The banner of arms of Lyonnais is the banner of arms of the city of Lyon. The heraldists who recreated the provincial arms in the XXth century most probably chose the easiest solution to represent Lyonnais, equating the province and its capital city. The coat of arms is blazoned as (GASO):

De gueules au lion à la queue contournée d'argent, au chef cousu d'azur chargé de trois fleurs de lys d'or.

in English (Brian Timms):

Gules a lion rampant argent armed and langued azure a chief of the third three fleurs de lis or.
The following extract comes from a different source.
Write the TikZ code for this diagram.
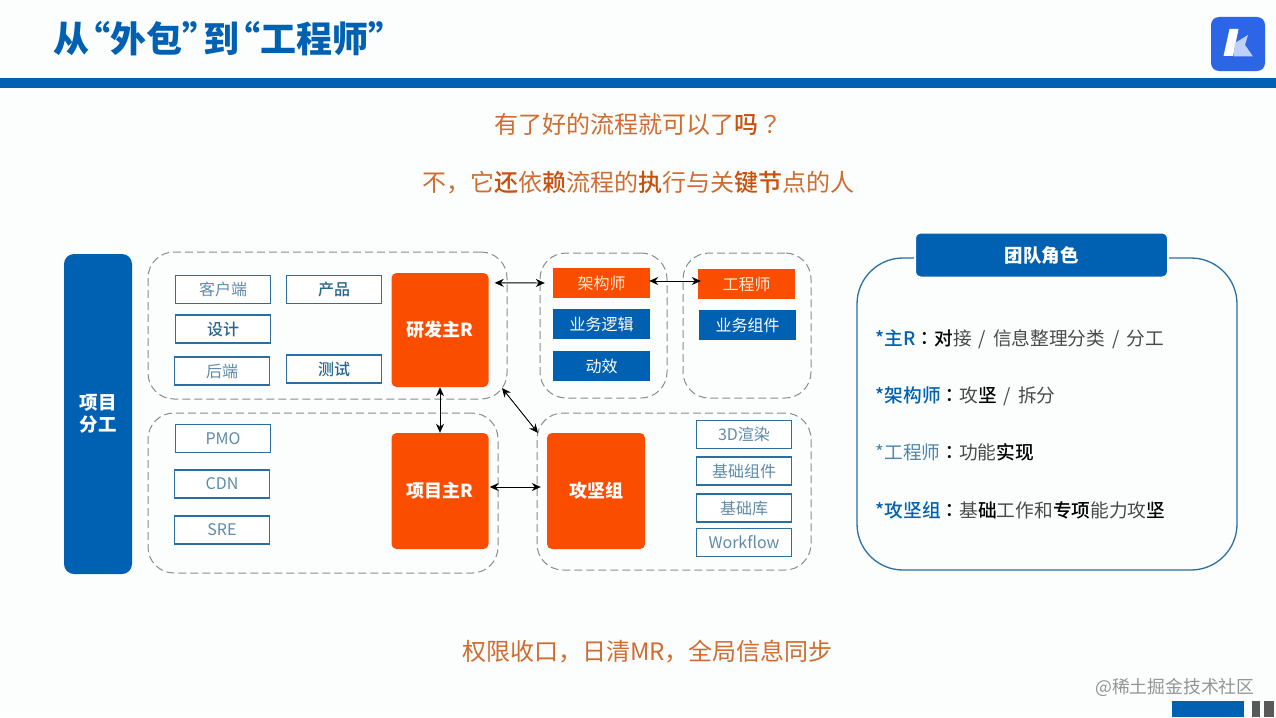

In the XIIIth century, the merchants' guilds revolted against the power of the Archbishop-Count of Lyon. They used on their banners a lion to express their own strength. In 1320, King of France Philippe V le Long forced Archbishop Pierre de Savoie to free Lyon, which was later directly administrated by the king of France, therefore the chief of France on the coat of arms.

Ivan Sache, 11 May 2003

Pays of Forez

[Flag of Forez]by Jaume Ollé

The County of Forez (pagus forensis, 967) formed within the Kingdom of Burgundy, and was ruled by three successive dynasties. The first house of Forez ended in 1107, the second house led by the Dauphin of Viennois ended in 1371 and was succeded by the Bourbons. The County of Forez incorporated in 1265 the County of Beaujolais (pagus bellojocensis).

Ivan Sache, 11 May 2003

The pays of Forez has for coat of arms a red field with a yellow dolphin.

Jaume Ollé, 4 January 1999

Forez corresponds to a large part of the department of Loire. The coat of arms of Forez has been proposed as coat of arms of the departement.